The fusion 922 may be performed after the primary STT 911, the parsing and character recognition 921, and the text extraction 931. The fusion 922, the keyword extraction 941, the secondary STT 913, and the text correction 943 may be performed sequentially. Generating first output text data of the first input AV data may be completed at a completion time 901. The fusion 933 may be performed after the primary STT 912, the parsing and character recognition 923, and the text extraction 932. The fusion 933, the keyword extraction 942, the secondary STT 914, and the text correction 944 may be performed sequentially. Generating second output text data of the second input AV data may be completed at a completion time 902. Due to additional parallel processing by the second processor 920 and the third processor 930, the completion time 902 may be faster than the completion time 802 of FIG. 8.
FIG. 10 illustrates a method of generating text data, according to one or more embodiments. Referring to FIG. 10, in operation 1010, the electronic device may determine key frames based on similarities between image frames of an image sequence of input AV data (e.g., between adjacent image frames). In operation 1020, the electronic device may generate first base text data by performing character recognition on the key frames. In operation 1030, the electronic device may generate second base text data by performing primary STT on an audio component of the input AV data. In operation 1040, the electronic device may determine first sub-text components of the first base text data and second sub-text components of the second base text data based on sub-sections of the input AV data corresponding to (or defined by) the key frames. In operation 1050, based on a first of the first sub-section text components (of a first sub-section) and a first of the second sub-text components, the electronic device may generate first sub-output text data of the first sub-section by performing secondary STT conversion on a first sub-audio component of the first sub-section from the audio component.
The electronic device may extract third base text data from a reference material associated with the input AV data.

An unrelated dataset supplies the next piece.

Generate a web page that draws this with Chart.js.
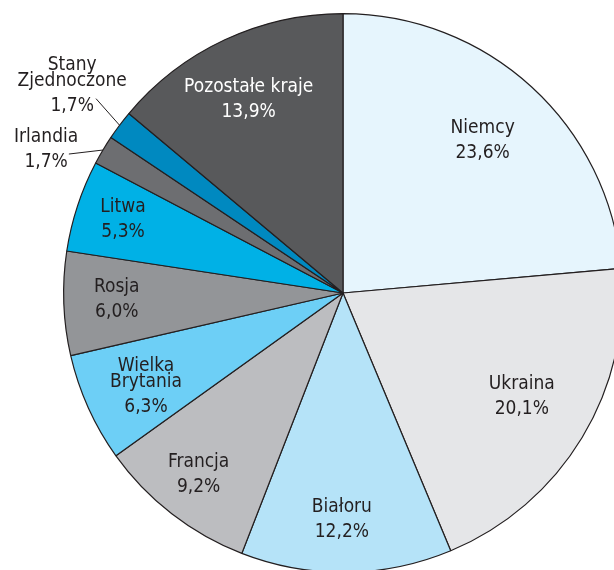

The electronic device may determine third sub-text components of the third base text data based on a segmentation unit of the reference material.
Operation 1050 may include generating the first sub-output text data by performing secondary STT conversion on the first sub-audio component based on the first sub-section text component of the first sub-section, the second sub-text component of the first sub-section, and the third sub-text component of the first sub-section.
The determining of the first sub-text components and the second sub-text components in operation 1040 may include performing first data segmentation on the first base text data and the second base text data, performing second data segmentation on the third base text data based on a segmentation unit, and mapping the first sub-text components, the second sub-text components, and the third sub-text components, which are determined by the first data segmentation and the second data segmentation, to the sub-sections.
The mapping of the first sub-text components, the second sub-text components, and the third sub-text components on the sub-sections may include mapping the first sub-text components, the second sub-text components, and the third sub-text components to the sub-sections based on a first similarity between the first sub-text components and the third sub-text components and a second similarity between the second sub-text components and the third sub-text components.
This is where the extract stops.